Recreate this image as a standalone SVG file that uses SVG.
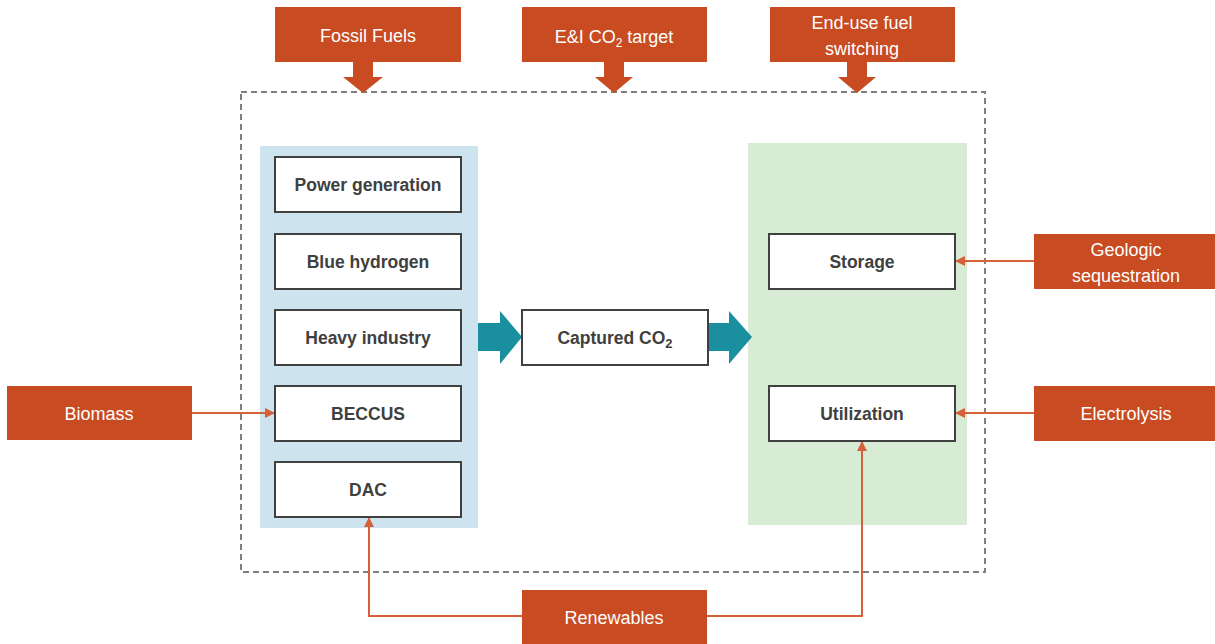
<svg xmlns="http://www.w3.org/2000/svg" width="1215" height="644" viewBox="0 0 1215 644">
<style>
.ob{fill:#C84B22}
.ot{fill:#fff;font-family:"Liberation Sans",Arial,sans-serif;font-size:18px;text-anchor:middle}
.wb{fill:#fff;stroke:#404040;stroke-width:2}
.wt{fill:#404040;font-family:"Liberation Sans",Arial,sans-serif;font-size:17.5px;font-weight:bold;text-anchor:middle}
.ln{fill:none;stroke:#D6603A;stroke-width:2}
.teal{fill:#1A8FA0}
</style>
<defs>
<marker id="ah" viewBox="0 0 10 10" refX="9" refY="5" markerWidth="5" markerHeight="5" orient="auto"><path d="M0,0 L10,5 L0,10 z" fill="#D6603A"/></marker>
</defs>
<rect width="1215" height="644" fill="#fff"/>
<g id="system">
<rect x="241" y="92" width="744" height="480" fill="none" stroke="#7F7F7F" stroke-width="2" stroke-dasharray="6,4"/>
</g>
<g id="capture-panel"><rect x="260" y="146" width="218" height="382" fill="#CDE4EE"/></g>
<g id="use-panel"><rect x="748" y="143" width="219" height="382" fill="#D8EBD4"/></g>
<g id="connectors">
<path class="teal" d="M478,323 H500 V311 L522,337 L500,364 V351 H478 z"/>
<path class="teal" d="M708,323 H729 V311 L752,337 L729,364 V351 H708 z"/>
<path class="ob" d="M353,62 H373 V77 H383 L363,93 L343,77 H353 z"/>
<path class="ob" d="M604,62 H624 V77 H633 L614,93 L595,77 H604 z"/>
<path class="ob" d="M847,62 H867 V77 H876 L857,93 L838,77 H847 z"/>
<path class="ln" d="M192,413 H274" marker-end="url(#ah)"/>
<path class="ln" d="M1034,261 H956" marker-end="url(#ah)"/>
<path class="ln" d="M1034,413 H956" marker-end="url(#ah)"/>
<path class="ln" d="M522,616 H369 V518" marker-end="url(#ah)"/>
<path class="ln" d="M707,616 H862 V442" marker-end="url(#ah)"/>
</g>
<g id="fossil-fuels"><rect class="ob" x="275" y="7" width="186" height="55"/><text class="ot" x="368" y="42">Fossil Fuels</text></g>
<g id="ei-target"><rect class="ob" x="522" y="7" width="185" height="55"/><text class="ot" x="614" y="43">E&amp;I CO<tspan font-size="12" dy="4">2</tspan><tspan dy="-4"> target</tspan></text></g>
<g id="end-use"><rect class="ob" x="770" y="7" width="185" height="55"/><text class="ot" x="862" y="29">End-use fuel</text><text class="ot" x="862" y="55">switching</text></g>
<g id="power"><rect class="wb" x="275" y="157" width="186" height="55"/><text class="wt" x="368" y="191">Power generation</text></g>
<g id="blue-h2"><rect class="wb" x="275" y="234" width="186" height="55"/><text class="wt" x="368" y="268">Blue hydrogen</text></g>
<g id="heavy"><rect class="wb" x="275" y="310" width="186" height="55"/><text class="wt" x="368" y="344">Heavy industry</text></g>
<g id="beccus"><rect class="wb" x="275" y="386" width="186" height="55"/><text class="wt" x="368" y="420">BECCUS</text></g>
<g id="dac"><rect class="wb" x="275" y="462" width="186" height="55"/><text class="wt" x="368" y="496">DAC</text></g>
<g id="captured"><rect class="wb" x="522" y="310" width="186" height="55"/><text class="wt" x="615" y="344">Captured CO<tspan font-size="13" dy="4">2</tspan></text></g>
<g id="storage"><rect class="wb" x="769" y="234" width="186" height="55"/><text class="wt" x="862" y="268">Storage</text></g>
<g id="utilization"><rect class="wb" x="769" y="386" width="186" height="55"/><text class="wt" x="862" y="420">Utilization</text></g>
<g id="biomass"><rect class="ob" x="7" y="386" width="185" height="54"/><text class="ot" x="99" y="420">Biomass</text></g>
<g id="geologic"><rect class="ob" x="1034" y="234" width="181" height="55"/><text class="ot" x="1126" y="256">Geologic</text><text class="ot" x="1126" y="282">sequestration</text></g>
<g id="electrolysis"><rect class="ob" x="1034" y="386" width="181" height="55"/><text class="ot" x="1126" y="420">Electrolysis</text></g>
<g id="renewables"><rect class="ob" x="522" y="590" width="185" height="54"/><text class="ot" x="614" y="624">Renewables</text></g>
</svg>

## GIVEN REQUEST:
Without the pictures, write out all of the material exactly.

## SOLUTION BELOW:
Recreate this image as a standalone SVG file that uses SVG.
<svg xmlns="http://www.w3.org/2000/svg" width="1215" height="644" viewBox="0 0 1215 644">
<style>
.ob{fill:#C84B22}
.ot{fill:#fff;font-family:"Liberation Sans",Arial,sans-serif;font-size:18px;text-anchor:middle}
.wb{fill:#fff;stroke:#404040;stroke-width:2}
.wt{fill:#404040;font-family:"Liberation Sans",Arial,sans-serif;font-size:17.5px;font-weight:bold;text-anchor:middle}
.ln{fill:none;stroke:#D6603A;stroke-width:2}
.teal{fill:#1A8FA0}
</style>
<defs>
<marker id="ah" viewBox="0 0 10 10" refX="9" refY="5" markerWidth="5" markerHeight="5" orient="auto"><path d="M0,0 L10,5 L0,10 z" fill="#D6603A"/></marker>
</defs>
<rect width="1215" height="644" fill="#fff"/>
<g id="system">
<rect x="241" y="92" width="744" height="480" fill="none" stroke="#7F7F7F" stroke-width="2" stroke-dasharray="6,4"/>
</g>
<g id="capture-panel"><rect x="260" y="146" width="218" height="382" fill="#CDE4EE"/></g>
<g id="use-panel"><rect x="748" y="143" width="219" height="382" fill="#D8EBD4"/></g>
<g id="connectors">
<path class="teal" d="M478,323 H500 V311 L522,337 L500,364 V351 H478 z"/>
<path class="teal" d="M708,323 H729 V311 L752,337 L729,364 V351 H708 z"/>
<path class="ob" d="M353,62 H373 V77 H383 L363,93 L343,77 H353 z"/>
<path class="ob" d="M604,62 H624 V77 H633 L614,93 L595,77 H604 z"/>
<path class="ob" d="M847,62 H867 V77 H876 L857,93 L838,77 H847 z"/>
<path class="ln" d="M192,413 H274" marker-end="url(#ah)"/>
<path class="ln" d="M1034,261 H956" marker-end="url(#ah)"/>
<path class="ln" d="M1034,413 H956" marker-end="url(#ah)"/>
<path class="ln" d="M522,616 H369 V518" marker-end="url(#ah)"/>
<path class="ln" d="M707,616 H862 V442" marker-end="url(#ah)"/>
</g>
<g id="fossil-fuels"><rect class="ob" x="275" y="7" width="186" height="55"/><text class="ot" x="368" y="42">Fossil Fuels</text></g>
<g id="ei-target"><rect class="ob" x="522" y="7" width="185" height="55"/><text class="ot" x="614" y="43">E&amp;I CO<tspan font-size="12" dy="4">2</tspan><tspan dy="-4"> target</tspan></text></g>
<g id="end-use"><rect class="ob" x="770" y="7" width="185" height="55"/><text class="ot" x="862" y="29">End-use fuel</text><text class="ot" x="862" y="55">switching</text></g>
<g id="power"><rect class="wb" x="275" y="157" width="186" height="55"/><text class="wt" x="368" y="191">Power generation</text></g>
<g id="blue-h2"><rect class="wb" x="275" y="234" width="186" height="55"/><text class="wt" x="368" y="268">Blue hydrogen</text></g>
<g id="heavy"><rect class="wb" x="275" y="310" width="186" height="55"/><text class="wt" x="368" y="344">Heavy industry</text></g>
<g id="beccus"><rect class="wb" x="275" y="386" width="186" height="55"/><text class="wt" x="368" y="420">BECCUS</text></g>
<g id="dac"><rect class="wb" x="275" y="462" width="186" height="55"/><text class="wt" x="368" y="496">DAC</text></g>
<g id="captured"><rect class="wb" x="522" y="310" width="186" height="55"/><text class="wt" x="615" y="344">Captured CO<tspan font-size="13" dy="4">2</tspan></text></g>
<g id="storage"><rect class="wb" x="769" y="234" width="186" height="55"/><text class="wt" x="862" y="268">Storage</text></g>
<g id="utilization"><rect class="wb" x="769" y="386" width="186" height="55"/><text class="wt" x="862" y="420">Utilization</text></g>
<g id="biomass"><rect class="ob" x="7" y="386" width="185" height="54"/><text class="ot" x="99" y="420">Biomass</text></g>
<g id="geologic"><rect class="ob" x="1034" y="234" width="181" height="55"/><text class="ot" x="1126" y="256">Geologic</text><text class="ot" x="1126" y="282">sequestration</text></g>
<g id="electrolysis"><rect class="ob" x="1034" y="386" width="181" height="55"/><text class="ot" x="1126" y="420">Electrolysis</text></g>
<g id="renewables"><rect class="ob" x="522" y="590" width="185" height="54"/><text class="ot" x="614" y="624">Renewables</text></g>
</svg>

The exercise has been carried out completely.